We decided it would be fun to strap the GoPro camera to the dinghy rail and film the experience. Oh plus some Zoe swimming footage. She’s a pro at the doggy paddle. The result (with some sped-up video included) is this quick piece.
Another night of stunning stars sent us to bed in a silent, still anchorage.
Wednesday, September 5 – Bazett Island to Ucluelet, BC: 14 nautical miles
Critters: six bears including one swimming across the bay, seals
Wednesday morning brought yet another gorgeous sunny day. Kevin woke up early and began shouting from the pilothouse. BEARS! We took Zoe to a different little island for her morning walk, only to see a bear swimming toward that island 30 minutes later. After another kayak ride with Zoe, we packed up to head to Ucluelet where we would spend the night in the marina before heading back out to sea the next day for the trip north to Tofino.
Kevin (a different Kevin), the Harbormaster at Ucluelet’s Small Craft Harbour was super friendly as he greeted us and helped us get settled on a long dock. He was the first of many friendly people we met. We had not been to Ucluelet since we camped there with our pickup truck 17 years prior on a lumpy shore in our tent. It seemed that both Ucluelet and the Jeffries had upgraded a bit since our last visit. The scenery was still gorgeous, but the town had grown and changed. There is a cool hippy vibe, a lot of interesting artwork, a bunch of expat 20-somethings, kayaks and fishing boats. It’s a laid back easy going town on the edge of the world.

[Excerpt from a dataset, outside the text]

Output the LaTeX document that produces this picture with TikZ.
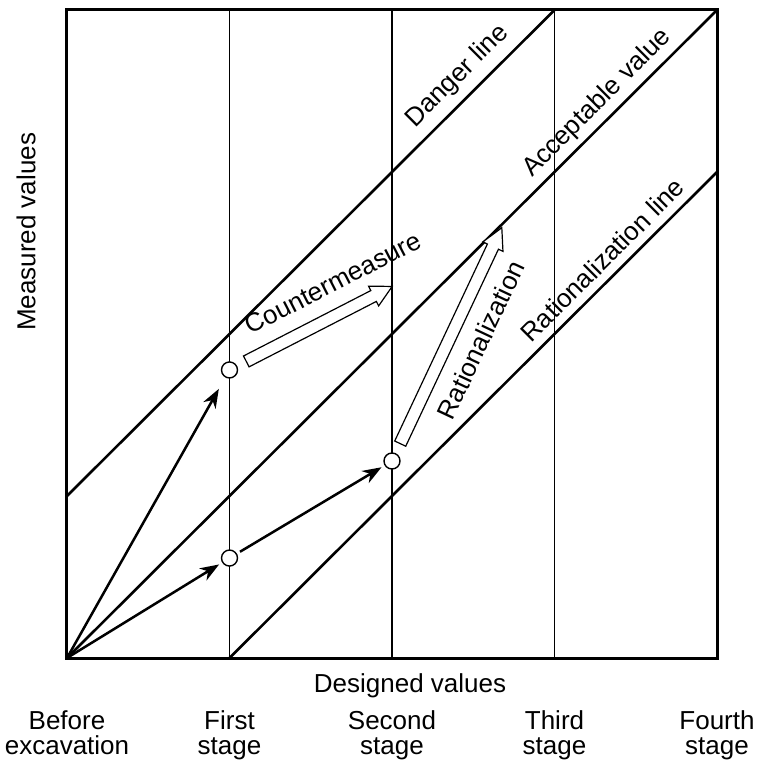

We ate a super lunch at Ravenlady an oyster and seafood food truck sitting amongst sculptures just up the hill from the marina YUM. We wandered around town, did some more grocery shopping (more vegetables you know) and chatted up our fishing neighbors on the dock. In the evening we left Zoe securely in her home/boat and went to the Floathouse Patio & Grill, a floating restaurant in the marina. A lovely evening all around!